The free companion app gives the set a little extra range without turning it into screen-first play. Kids can use a device to drive the train, which makes the digital layer feel more like a bonus control scheme than the main event. For parents who want a “Player 3” activity that still feels interactive and modern, this is a clean fit for a long weekend morning.
At 57 pieces, it is not a huge build, but scale is not really the point. The value is in repeat play, rebuildable routes, and the fact that it lets very young kids experiment with choices in a way that feels active instead of passive. Think of it as early-access systems design for the 2+ crowd.
2. The Physics Simulator Mission: LEGO City Heavy-Duty Recovery Tow Truck with Crane
Some people relax on a long weekend by doing absolutely nothing. Others boot up games where the entire fantasy is hauling, lifting, recovering, and solving mechanical problems one awkward angle at a time. If you are wired for SnowRunner, Construction Simulator, or any sandbox where the physics engine steals the show, the LEGO City Heavy-Duty Recovery Tow Truck with Crane is the right kind of Victoria Day project.
This is the mid-game build in the lineup. The official set comes in at 793 pieces and targets builders aged 8 and up, which puts it in a sweet spot: substantial enough to feel like an afternoon objective, but not so demanding that it turns into an all-day boss fight. The truck itself leans hard into the rescue-vehicle fantasy with a crane, working hoist, outriggers, and the kind of chunky utility-vehicle silhouette that makes even a parked model look busy.

The fun is not just in assembling it. It is in what your brain starts doing once it is built. You immediately want to stage a recovery scene. Maybe a sports car has gone off the road after a fictional cottage-country traffic jam. Maybe one of your other LEGO vehicles needs extraction from a driveway “mud pit” made of couch cushions and bad decisions. The set invites that kind of improvised mission design.

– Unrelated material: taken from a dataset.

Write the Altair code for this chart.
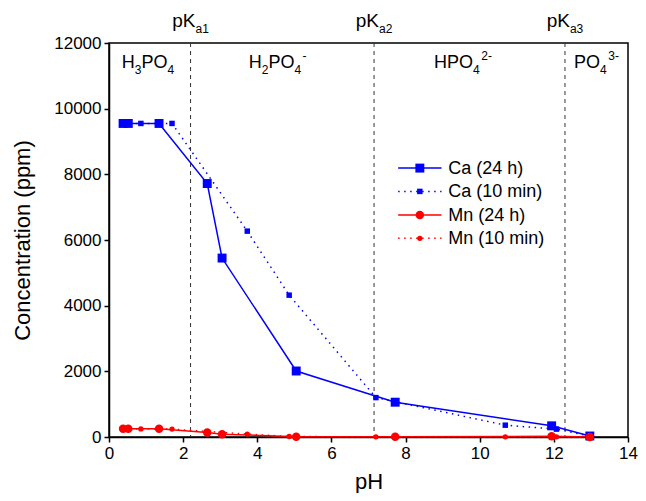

That is why it fits the long weekend so well. It scratches the same problem-solving itch as a logistics game or a base-building sim. You are looking at tools, space, angles, and sequence. You are asking what has to move first and what supports what. That is still gamer thinking. It just happens to involve a brick-built tow rig instead of a GPU.

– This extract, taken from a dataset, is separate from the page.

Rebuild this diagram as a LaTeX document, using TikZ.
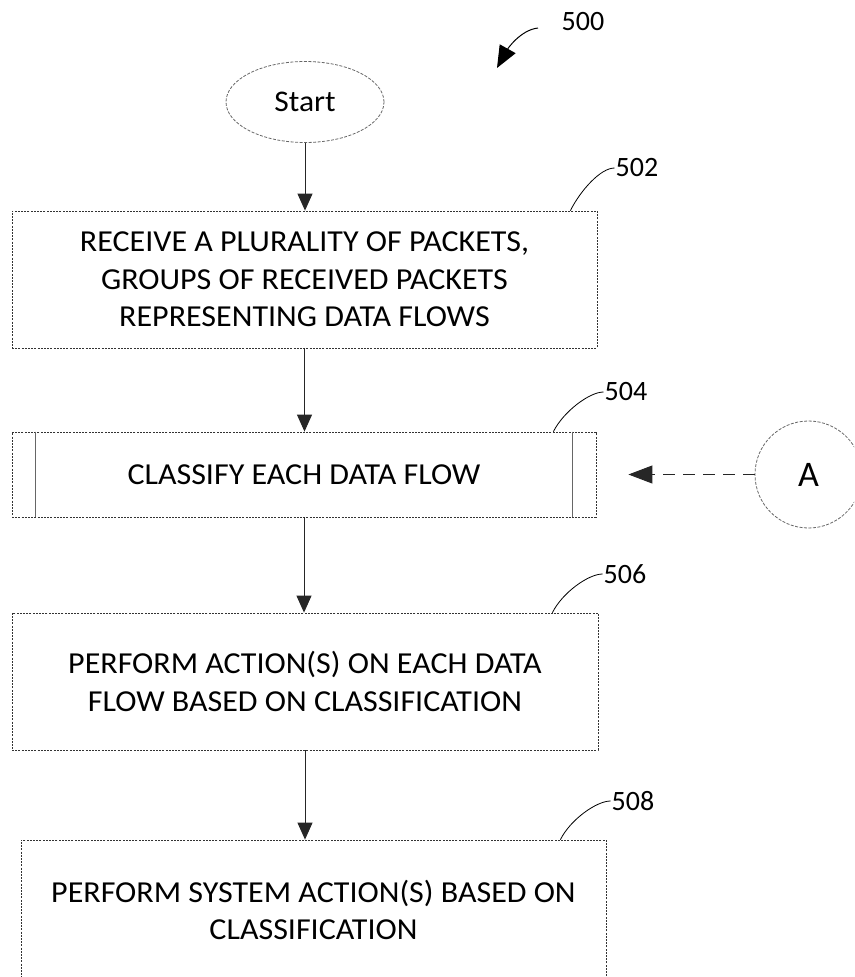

3. The End-Game Strategy: LEGO Traditional Chess Set
Not every gamer wants a vehicle, a route, or a toyetic play loop. Some want a clean board, a clear ruleset, and the chance to ruin a friend’s evening with one well-timed move. The LEGO Traditional Chess Set is the most direct bridge between gaming culture and classic tabletop competition, and it lands neatly as the end-game option in this Victoria Day trio.
The set is aimed at ages 9 and up and includes 743 pieces, which gives it a satisfying build phase before the actual matches begin. That matters. Part of the appeal is that you do not just open a box and start playing. You craft the board first. You build the pieces. You get a little of that assembly-line satisfaction before the strategy layer even starts.

Once it is done, the set earns its keep in two ways. First, it is functional. You can actually sit down and play chess. Second, it works as decor in a way a lot of game-adjacent merch does not. It looks at home on a shelf, a coffee table, or in a gaming room that already has controllers, collector’s editions, and a few too many display pieces competing for space.
It also fits the mood of the holiday itself. Victoria Day has that odd split-personality energy where the daytime is for errands, yard work, and trying to pretend you are outdoorsy, while the evening slows down into snacks, conversation, and waiting for fireworks. A brick-built chess board suits that second half perfectly. It is competitive multiplayer stripped down to its oldest, sharpest form, now wearing a custom LEGO skin.
The Bottom Line
Victoria Day does not have to be a full logout from gaming culture. It can just be a platform swap. The DUPLO train works as a toddler-friendly tutorial zone. The heavy-duty tow truck turns an afternoon into a hands-on physics mission. The chess set closes the weekend with pure strategy.
None of these builds need Wi-Fi, patch notes, or a graphics card, but they still tap into the same instincts that make games fun in the first place: experimentation, mastery, and a good excuse to say “one more round” before the sun goes down.
Happy Victoria Day, Haunters. See you back in the lobby on Tuesday.